Ha chiuso – ironia della sorte, proprio alla vigilia del Record Store Day del 20 aprile – il più famoso e classico negozio di dischi del mondo, nel cuore del Village, nato nel 1967. Tutto cambia e forse non è un male. Ma io sto dalla parte di Bob.

Soundtrack: Rickie Lee Jones, “Skeletons“.

Quell’inconfondibile odore di polvere, plastica e cartone, con l’aggiunta di un vago sentore di muffa. Ma muffa “nobile“, come nel vino. Perchè sa di antico. Un odore che la stessa rassicurante, a volte tenera familiarità dell’aria di casa, delle lenzuola della nonna, della propria auto compagna di tante avventure.
Chi sa ha capito di cosa parlo: del negozio di dischi.
No, niente cd, nè megastore, nè altro.
Una stanza, al massimo due, piene zeppe dell’unico disco degno di essere chiamato tale: quello in vinile, dove la copertina fa parte dell’opera d’arte e dove la musica si tocca, si maneggia, si annusa.

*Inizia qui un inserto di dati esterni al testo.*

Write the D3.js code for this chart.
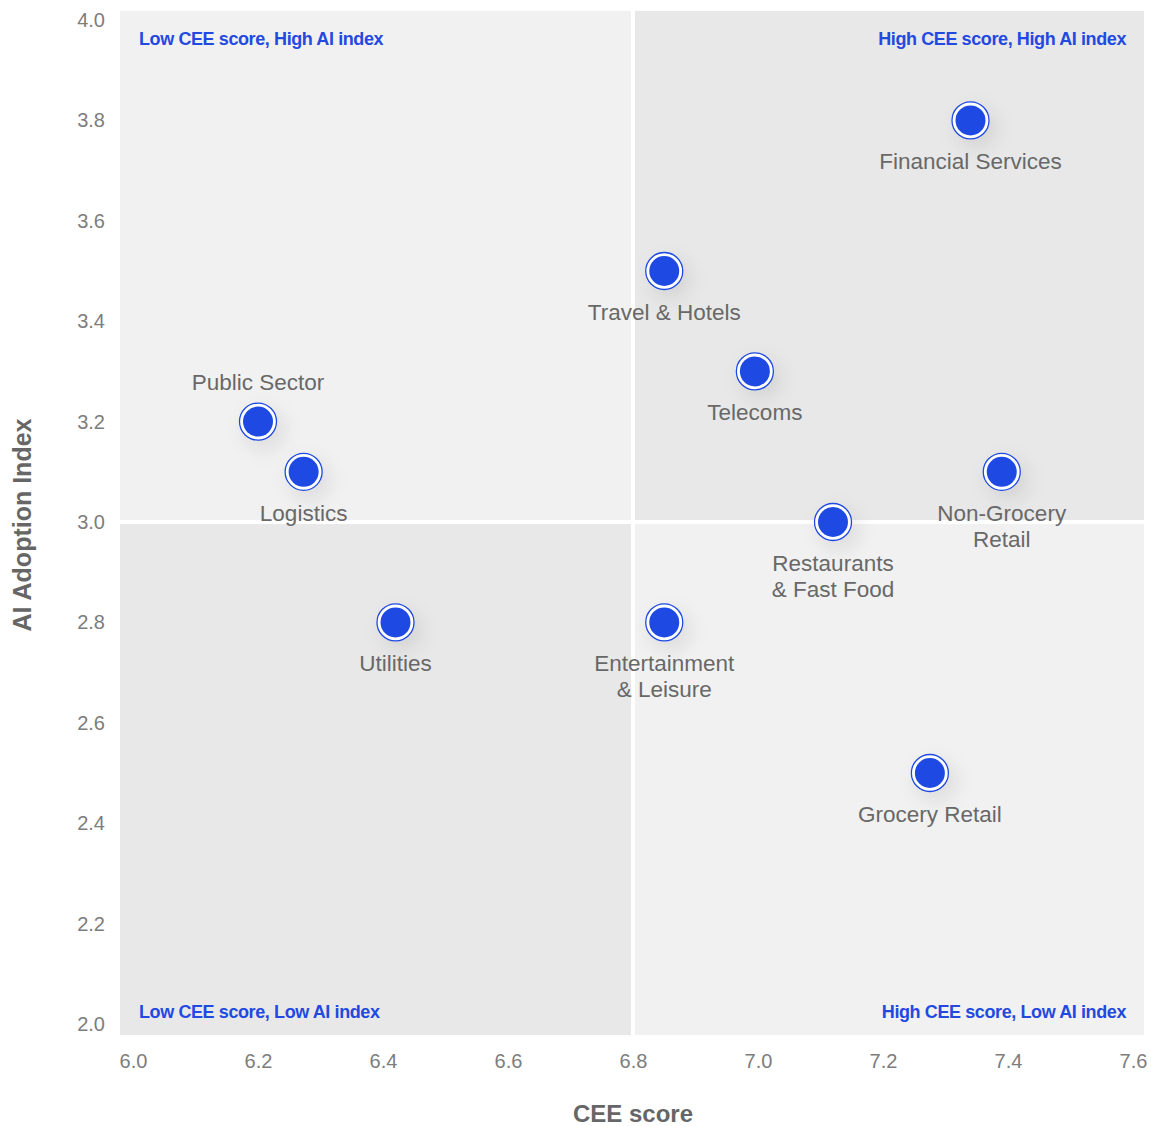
<!DOCTYPE html>
<html>
<head>
<meta charset="utf-8">
<script src="https://cdn.jsdelivr.net/npm/d3@7"></script>
<style>
  html, body { margin: 0; padding: 0; background: #ffffff; }
  svg { display: block; }
</style>
</head>
<body>
<svg id="chart" width="1151" height="1126"></svg>
<script>
// ---- data ----
const sectors = ["Financial Services", "Travel & Hotels", "Telecoms", "Public Sector", "Logistics",
                 "Non-Grocery Retail", "Restaurants & Fast Food", "Utilities", "Entertainment & Leisure", "Grocery Retail"];
const labelLines = [["Financial Services"], ["Travel & Hotels"], ["Telecoms"], ["Public Sector"], ["Logistics"],
                    ["Non-Grocery", "Retail"], ["Restaurants", "& Fast Food"], ["Utilities"], ["Entertainment", "& Leisure"], ["Grocery Retail"]];
const ceeScore = [7.34, 6.85, 6.995, 6.2, 6.273, 7.39, 7.12, 6.42, 6.85, 7.275];
const aiIndex  = [3.8, 3.5, 3.3, 3.2, 3.1, 3.1, 3.0, 2.8, 2.8, 2.5];
const labelAbove = ["Public Sector"];
const xTicks = [6.0, 6.2, 6.4, 6.6, 6.8, 7.0, 7.2, 7.4, 7.6];
const yTicks = [2.0, 2.2, 2.4, 2.6, 2.8, 3.0, 3.2, 3.4, 3.6, 3.8, 4.0];
const xSplit = 6.8, ySplit = 3.0;
const quadrantLabels = ["Low CEE score, High AI index", "High CEE score, High AI index",
                        "Low CEE score, Low AI index", "High CEE score, Low AI index"];
const xTitle = "CEE score", yTitle = "AI Adoption Index";

// ---- layout ----
const svg = d3.select("#chart");
const plot = {left: 120, right: 1144, top: 11, bottom: 1035};
const x = d3.scaleLinear().domain([6.0, 7.6]).range([133, 1133]);
const y = d3.scaleLinear().domain([2.0, 4.0]).range([1024, 20]);
const BLUE = "#1e49e3", LABEL_BLUE = "#2349e0";
const LIGHT = "#f1f1f1", DARK = "#e8e8e8";
const gap = 2;
const sx = x(xSplit), sy = y(ySplit);

// shadow filter
const defs = svg.append("defs");
const f = defs.append("filter").attr("id", "soft").attr("x", "-100%").attr("y", "-100%").attr("width", "300%").attr("height", "300%");
f.append("feGaussianBlur").attr("stdDeviation", 9);

// quadrants
const quads = [
  {x0: plot.left, x1: sx - gap, y0: plot.top, y1: sy - gap, fill: LIGHT},
  {x0: sx + gap, x1: plot.right, y0: plot.top, y1: sy - gap, fill: DARK},
  {x0: plot.left, x1: sx - gap, y0: sy + gap, y1: plot.bottom, fill: DARK},
  {x0: sx + gap, x1: plot.right, y0: sy + gap, y1: plot.bottom, fill: LIGHT}
];
svg.append("g").selectAll("rect").data(quads).join("rect")
  .attr("x", d => d.x0).attr("y", d => d.y0)
  .attr("width", d => d.x1 - d.x0).attr("height", d => d.y1 - d.y0)
  .attr("fill", d => d.fill);

// quadrant labels
const qPos = [
  {x: plot.left + 19, y: 45, anchor: "start"},
  {x: plot.right - 18, y: 45, anchor: "end"},
  {x: plot.left + 19, y: 1018, anchor: "start"},
  {x: plot.right - 18, y: 1018, anchor: "end"}
];
svg.append("g").selectAll("text").data(quadrantLabels).join("text")
  .attr("x", (d, i) => qPos[i].x).attr("y", (d, i) => qPos[i].y)
  .attr("text-anchor", (d, i) => qPos[i].anchor)
  .attr("font-family", "'Liberation Sans', Arial, sans-serif")
  .attr("font-weight", "bold").attr("font-size", 18).attr("letter-spacing", -0.4)
  .attr("fill", LABEL_BLUE)
  .text(d => d);

// axes
const xAxis = svg.append("g").attr("transform", `translate(0,${plot.bottom})`)
  .call(d3.axisBottom(x).tickValues(xTicks).tickFormat(d3.format(".1f")).tickSize(0).tickPadding(19));
const yAxis = svg.append("g").attr("transform", `translate(105,0)`)
  .call(d3.axisLeft(y).tickValues(yTicks).tickFormat(d3.format(".1f")).tickSize(0).tickPadding(0));
[xAxis, yAxis].forEach(a => {
  a.select(".domain").remove();
  a.selectAll("text").attr("font-family", "'Liberation Sans', Arial, sans-serif")
    .attr("font-size", 20).attr("fill", "#7d7d7d");
});

// axis titles
svg.append("text").attr("x", x(xSplit)).attr("y", 1122)
  .attr("text-anchor", "middle")
  .attr("font-family", "'Liberation Sans', Arial, sans-serif").attr("font-weight", "bold")
  .attr("font-size", 24).attr("fill", "#666666").text(xTitle);
svg.append("text").attr("transform", `translate(31,${y(ySplit) + 3}) rotate(-90)`)
  .attr("text-anchor", "middle")
  .attr("font-family", "'Liberation Sans', Arial, sans-serif").attr("font-weight", "bold")
  .attr("font-size", 25).attr("fill", "#666666").text(yTitle);

// points
const pts = sectors.map((s, i) => ({name: s, lines: labelLines[i], cx: x(ceeScore[i]), cy: y(aiIndex[i])}));

svg.append("g").selectAll("circle").data(pts).join("circle")
  .attr("cx", d => d.cx + 6).attr("cy", d => d.cy + 8).attr("r", 21)
  .attr("fill", "#000").attr("fill-opacity", 0.08).attr("filter", "url(#soft)");

const pg = svg.append("g").selectAll("g").data(pts).join("g")
  .attr("transform", d => `translate(${d.cx},${d.cy})`);
pg.append("circle").attr("r", 18.5).attr("fill", "#ffffff").attr("stroke", BLUE).attr("stroke-width", 1.3);
pg.append("circle").attr("r", 15).attr("fill", BLUE);

// labels
const lg = svg.append("g").selectAll("text").data(pts).join("text")
  .attr("text-anchor", "middle")
  .attr("font-family", "'Liberation Sans', Arial, sans-serif")
  .attr("font-size", 22.5).attr("fill", "#686868")
  .attr("x", d => d.cx)
  .attr("y", d => labelAbove.includes(d.name) ? d.cy - 32 : d.cy + 49);
lg.selectAll("tspan").data(d => d.lines.map(l => ({l, x: d.cx}))).join("tspan")
  .attr("x", t => t.x).attr("dy", (t, i) => i === 0 ? 0 : 26).text(t => t.l);
</script>
</body>
</html>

Ecco, proprio alla vigilia del Record Store Day (20 aprile, qui) – la giornata che in tutto il mondo, in una miscela di deja vu e di nostalgia, di passato che non torna e di temperie irripetibili, celebra quei fenomenali luoghi di aggregazione, scambio di idee e di conoscenza che sono stati i negozi di dischi nel senso detto sopra – mi arriva la notizia della chiusura di uno dei più famosi pusher mondiali di vinile. Quello che tutti, guide turistiche comprese, consideravano un benchmark, un capostipite, un simbolo, un punto di riferimento: Bleecker’s Bob, forse il più famoso, classico, senza dubbio il più inimitabile dei negozi di dischi della città della musica per eccellenza, New York, 118 West 3rd Street.

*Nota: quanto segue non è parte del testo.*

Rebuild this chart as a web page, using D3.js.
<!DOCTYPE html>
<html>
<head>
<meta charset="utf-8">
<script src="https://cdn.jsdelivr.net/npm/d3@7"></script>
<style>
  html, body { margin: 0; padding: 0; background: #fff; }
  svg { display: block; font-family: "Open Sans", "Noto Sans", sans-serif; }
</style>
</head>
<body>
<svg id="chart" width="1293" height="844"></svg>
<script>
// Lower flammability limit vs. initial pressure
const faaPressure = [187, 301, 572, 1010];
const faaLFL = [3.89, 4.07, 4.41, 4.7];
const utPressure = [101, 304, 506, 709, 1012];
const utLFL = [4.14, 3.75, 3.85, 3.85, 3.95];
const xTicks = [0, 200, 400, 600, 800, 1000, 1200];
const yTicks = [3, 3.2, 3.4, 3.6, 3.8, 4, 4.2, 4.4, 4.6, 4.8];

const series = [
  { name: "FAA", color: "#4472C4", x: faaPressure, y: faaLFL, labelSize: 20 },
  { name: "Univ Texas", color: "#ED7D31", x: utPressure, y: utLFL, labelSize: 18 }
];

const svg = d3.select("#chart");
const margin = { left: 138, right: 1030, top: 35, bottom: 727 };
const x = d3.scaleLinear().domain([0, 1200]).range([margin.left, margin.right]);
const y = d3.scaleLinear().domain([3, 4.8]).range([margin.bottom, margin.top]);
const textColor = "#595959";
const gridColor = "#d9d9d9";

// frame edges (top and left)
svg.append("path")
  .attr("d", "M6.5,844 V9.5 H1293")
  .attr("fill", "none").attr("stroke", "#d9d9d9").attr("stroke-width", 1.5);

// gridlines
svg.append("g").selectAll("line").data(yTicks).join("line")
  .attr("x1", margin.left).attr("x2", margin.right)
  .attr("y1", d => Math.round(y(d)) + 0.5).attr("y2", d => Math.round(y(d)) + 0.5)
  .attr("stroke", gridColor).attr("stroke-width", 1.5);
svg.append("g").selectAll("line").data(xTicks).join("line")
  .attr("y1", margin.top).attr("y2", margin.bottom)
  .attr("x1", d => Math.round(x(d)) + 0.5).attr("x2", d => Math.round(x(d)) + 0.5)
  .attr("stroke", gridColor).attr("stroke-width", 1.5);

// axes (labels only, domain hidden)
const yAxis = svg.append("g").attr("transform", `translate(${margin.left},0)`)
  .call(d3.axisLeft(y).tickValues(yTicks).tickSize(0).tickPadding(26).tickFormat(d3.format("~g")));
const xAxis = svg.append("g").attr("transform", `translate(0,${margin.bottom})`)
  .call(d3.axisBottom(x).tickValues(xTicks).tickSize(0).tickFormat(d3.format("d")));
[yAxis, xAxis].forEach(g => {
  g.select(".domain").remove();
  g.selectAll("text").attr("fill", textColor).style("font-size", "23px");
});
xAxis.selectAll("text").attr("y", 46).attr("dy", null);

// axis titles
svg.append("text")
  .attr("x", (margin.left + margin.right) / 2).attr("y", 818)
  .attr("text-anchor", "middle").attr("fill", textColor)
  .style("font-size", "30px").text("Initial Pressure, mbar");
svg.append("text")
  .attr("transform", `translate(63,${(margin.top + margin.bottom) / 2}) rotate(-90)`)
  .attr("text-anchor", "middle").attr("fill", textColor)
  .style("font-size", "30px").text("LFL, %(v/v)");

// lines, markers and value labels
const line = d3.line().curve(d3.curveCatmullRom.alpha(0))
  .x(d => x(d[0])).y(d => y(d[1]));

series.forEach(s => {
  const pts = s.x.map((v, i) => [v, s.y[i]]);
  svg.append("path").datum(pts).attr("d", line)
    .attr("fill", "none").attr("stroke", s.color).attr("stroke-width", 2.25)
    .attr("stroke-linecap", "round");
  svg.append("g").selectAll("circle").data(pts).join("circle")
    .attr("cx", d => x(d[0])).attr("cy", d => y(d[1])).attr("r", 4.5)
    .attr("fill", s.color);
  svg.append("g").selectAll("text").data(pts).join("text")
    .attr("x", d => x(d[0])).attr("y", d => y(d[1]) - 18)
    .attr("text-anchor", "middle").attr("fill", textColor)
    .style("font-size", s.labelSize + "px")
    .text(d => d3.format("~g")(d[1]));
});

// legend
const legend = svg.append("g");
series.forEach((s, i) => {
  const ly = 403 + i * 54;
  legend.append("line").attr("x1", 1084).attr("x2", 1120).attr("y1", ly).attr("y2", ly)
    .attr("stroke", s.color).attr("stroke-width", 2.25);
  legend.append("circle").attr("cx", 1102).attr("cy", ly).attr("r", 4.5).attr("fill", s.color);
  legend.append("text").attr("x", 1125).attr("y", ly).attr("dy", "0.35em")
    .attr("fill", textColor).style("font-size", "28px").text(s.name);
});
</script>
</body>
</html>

Al suo posto, da giugno, ci sarà una yogurteria (così va di moda dire, anche se a me viene da vomitare).
Ci sono stato per l’ultima volta poco più di tre anni fa e nulla era cambiato. Non era un santuario come si potrebbe immaginare. Era solo un negozio. Con i suoi prezzi, le sue manie, politiche commerciali. Dove però erano passati, in quasi mezzo secolo, tutto e tutti. Ci ho comprato a due soldi una rarità, perchè avevano sbagliato il prezzo. Alla cassa non hanno fatto una piega: hanno battuto lo scontrino e mi hanno detto “Complimenti, hai fatto un grande affare“.

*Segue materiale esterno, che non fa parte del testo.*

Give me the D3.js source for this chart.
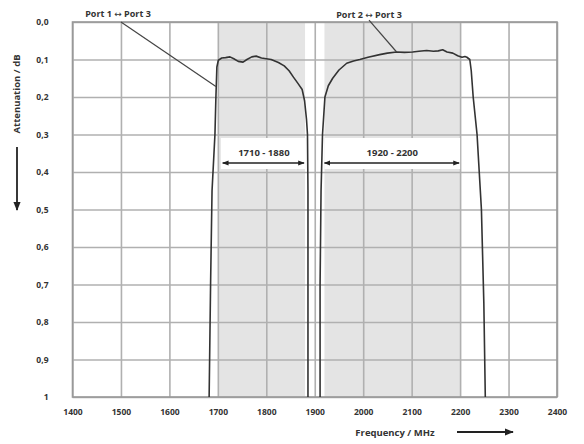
<!DOCTYPE html>
<html>
<head>
<meta charset="utf-8">
<script src="https://cdn.jsdelivr.net/npm/d3@7"></script>
<style>
  html, body { margin: 0; padding: 0; background: #fff; }
  svg { display: block; }
  text { font-family: "Open Sans", "Liberation Sans", sans-serif; fill: #333; }
</style>
</head>
<body>
<svg id="chart" width="584" height="444"></svg>
<script>
// ---- data ----
const xTicks = [1400, 1500, 1600, 1700, 1800, 1900, 2000, 2100, 2200, 2300, 2400];
const yTicks = [0, 0.1, 0.2, 0.3, 0.4, 0.5, 0.6, 0.7, 0.8, 0.9, 1];
const yTickLabels = ["0,0", "0,1", "0,2", "0,3", "0,4", "0,5", "0,6", "0,7", "0,8", "0,9", "1"];
const bandStart = [1700, 1920];
const bandEnd = [1880, 2200];
const bandLabelStart = [1710, 1920];
const bandLabelEnd = [1880, 2200];
const port13Freq = [1682, 1685, 1688, 1694, 1696, 1698, 1701, 1708, 1716, 1725, 1733, 1742, 1752, 1760, 1770, 1779, 1790, 1800, 1810, 1825, 1837, 1847, 1856, 1866, 1874, 1879, 1883, 1885, 1886, 1886, 1886];
const port13Att = [1.0, 0.7, 0.45, 0.3, 0.2, 0.12, 0.102, 0.096, 0.095, 0.093, 0.098, 0.105, 0.107, 0.1, 0.093, 0.091, 0.096, 0.098, 0.1, 0.108, 0.117, 0.13, 0.147, 0.165, 0.18, 0.21, 0.26, 0.3, 0.45, 0.7, 1.0];
const port23Freq = [1911, 1911, 1913, 1916, 1921, 1928, 1937, 1950, 1966, 1980, 1993, 2010, 2034, 2050, 2069, 2085, 2102, 2115, 2131, 2145, 2155, 2164, 2173, 2185, 2195, 2204, 2210, 2214, 2220, 2223, 2227, 2235, 2244, 2249, 2252];
const port23Att = [1.0, 0.7, 0.45, 0.3, 0.2, 0.17, 0.15, 0.128, 0.11, 0.104, 0.1, 0.094, 0.087, 0.083, 0.08, 0.081, 0.08, 0.078, 0.076, 0.078, 0.077, 0.074, 0.08, 0.083, 0.09, 0.094, 0.092, 0.094, 0.1, 0.13, 0.2, 0.3, 0.5, 0.75, 1.0];
const seriesPortA = ["Port 1", "Port 2"];
const seriesPortB = ["Port 3", "Port 3"];
// leader line anchors
const leaderFrom = [[1500, 0.0], [2012, -0.005]];
const leaderTo = [[1696, 0.172], [2069, 0.08]];

// ---- layout ----
const svg = d3.select("#chart");
const x = d3.scaleLinear().domain([1400, 2400]).range([72.5, 557]);
const y = d3.scaleLinear().domain([0, 1]).range([22, 397]);

const defs = svg.append("defs");
defs.append("marker").attr("id", "arr")
  .attr("viewBox", "0 0 10 10").attr("refX", 9).attr("refY", 5)
  .attr("markerWidth", 5).attr("markerHeight", 5).attr("orient", "auto-start-reverse")
  .append("path").attr("d", "M0,1 L10,5 L0,9 Z").attr("fill", "#222");

// shading bands
svg.append("g").selectAll("rect").data(bandStart).join("rect")
  .attr("x", (d) => x(d)).attr("y", y(0))
  .attr("width", (d, i) => x(bandEnd[i]) - x(d))
  .attr("height", y(1) - y(0))
  .attr("fill", "#e4e4e4");

// grid via axes
const gx = svg.append("g").attr("transform", `translate(0,${y(1)})`)
  .call(d3.axisBottom(x).tickValues(xTicks).tickSize(-(y(1) - y(0))).tickFormat(d3.format("d")).tickPadding(12));
const gy = svg.append("g").attr("transform", `translate(${x(1400)},0)`)
  .call(d3.axisLeft(y).tickValues(yTicks).tickSize(-(x(2400) - x(1400))).tickFormat((d, i) => yTickLabels[i]).tickPadding(24));
[gx, gy].forEach(g => {
  g.select(".domain").remove();
  g.selectAll(".tick line").attr("stroke", "#b0b0b0").attr("stroke-width", 1.6);
  g.selectAll(".tick text").attr("font-size", 8.5).attr("font-weight", 700).attr("fill", "#444")
    .style("font-family", "'Open Sans', sans-serif");
});

// border
svg.append("rect").attr("x", x(1400)).attr("y", y(0))
  .attr("width", x(2400) - x(1400)).attr("height", y(1) - y(0))
  .attr("fill", "none").attr("stroke", "#999").attr("stroke-width", 1.6);

// band annotation boxes
const ann = svg.append("g");
bandLabelStart.forEach((s, i) => {
  const e = bandLabelEnd[i];
  const bx0 = x(bandStart[i]) + (i === 0 ? 3 : 0), bx1 = x(bandEnd[i]);
  ann.append("rect").attr("x", bx0).attr("y", 138).attr("width", bx1 - bx0).attr("height", 31).attr("fill", "#fff");
  ann.append("text").attr("x", (x(s) + x(e)) / 2).attr("y", 156).attr("text-anchor", "middle")
    .attr("font-size", 9.5).attr("font-weight", 700).text(s + " - " + e);
  ann.append("line").attr("x1", x(s)).attr("x2", x(e) - 1).attr("y1", 163).attr("y2", 163)
    .attr("stroke", "#222").attr("stroke-width", 1.3)
    .attr("marker-start", "url(#arr)").attr("marker-end", "url(#arr)");
});

// curves
const lineL = d3.line().x(d => x(d[0])).y(d => y(d[1])).curve(d3.curveLinear);
const s1 = port13Freq.map((f, i) => [f, port13Att[i]]);
const s2 = port23Freq.map((f, i) => [f, port23Att[i]]);
[s1, s2].forEach(s => {
  svg.append("path").datum(s).attr("d", lineL)
    .attr("fill", "none").attr("stroke", "#333").attr("stroke-width", 1.6).attr("stroke-linejoin", "round");
});

// leaders and series labels
leaderFrom.forEach((p, i) => {
  svg.append("line").attr("x1", x(p[0])).attr("y1", y(p[1]))
    .attr("x2", x(leaderTo[i][0])).attr("y2", y(leaderTo[i][1]))
    .attr("stroke", "#444").attr("stroke-width", 1.2);
});
const labelPos = [[118, 17], [369, 18]];
labelPos.forEach((p, i) => {
  const t = svg.append("text").attr("x", p[0]).attr("y", p[1]).attr("text-anchor", "middle")
    .attr("font-size", 9).attr("font-weight", 700);
  t.append("tspan").text(seriesPortA[i] + " ");
  t.append("tspan").style("font-family", "'DejaVu Sans', sans-serif").attr("font-weight", 400).text("\u2194");
  t.append("tspan").text(" " + seriesPortB[i]);
});

// axis titles with arrows
svg.append("text").attr("transform", "translate(20,94) rotate(-90)").attr("text-anchor", "middle")
  .attr("font-size", 9.5).attr("font-weight", 700).text("Attenuation / dB");
svg.append("line").attr("x1", 17).attr("x2", 17).attr("y1", 147).attr("y2", 210)
  .attr("stroke", "#222").attr("stroke-width", 1.8).attr("marker-end", "url(#arr)");
svg.append("text").attr("x", 395).attr("y", 436).attr("text-anchor", "middle")
  .attr("font-size", 9.5).attr("font-weight", 700).text("Frequency / MHz");
svg.append("line").attr("x1", 457).attr("x2", 513).attr("y1", 432).attr("y2", 432)
  .attr("stroke", "#222").attr("stroke-width", 1.8).attr("marker-end", "url(#arr)");
</script>
</body>
</html>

Bleeckers’s Bob era un’istituzione. C’era e basta.
La prima volta che ci misi piede, nel 1980, mi guardarono storto: ero troppo giovane e troppo “turista”. Non si fidavano dei miei traveler’s cheques (allora si pagava con quelli): “Gimme an identification“, ruggirono. Gli passai il passaporto e gli lasciai 200 dollari, un quinto del mio budget per un mese di viaggio in Usa.
Invoco a testimone (del budget, perchè nell’occasione – perchè? – non c’era) il mio amico Bonzo (qui, è il primo della lista).
Da qualche parte ho il biglietto da visita e la busta di plastica che ti davano per portare i dischi, anche se non sono sicuro che me l’abbiano data l’ultima volta, forse per risparmiare erano già passati a quelle anonime e sottilissime.
Difficile ora descrivere i sentimenti, un po’ patetici, un po’ fatalisti.
Some boys like to watch the saturday cartoons / some girls listen to records all day in their rooms” (Rickie Lee Jones, “Skeletons“).
Mica vero, però. I maschi, i dischi, li ascoltavano molto più delle femmine.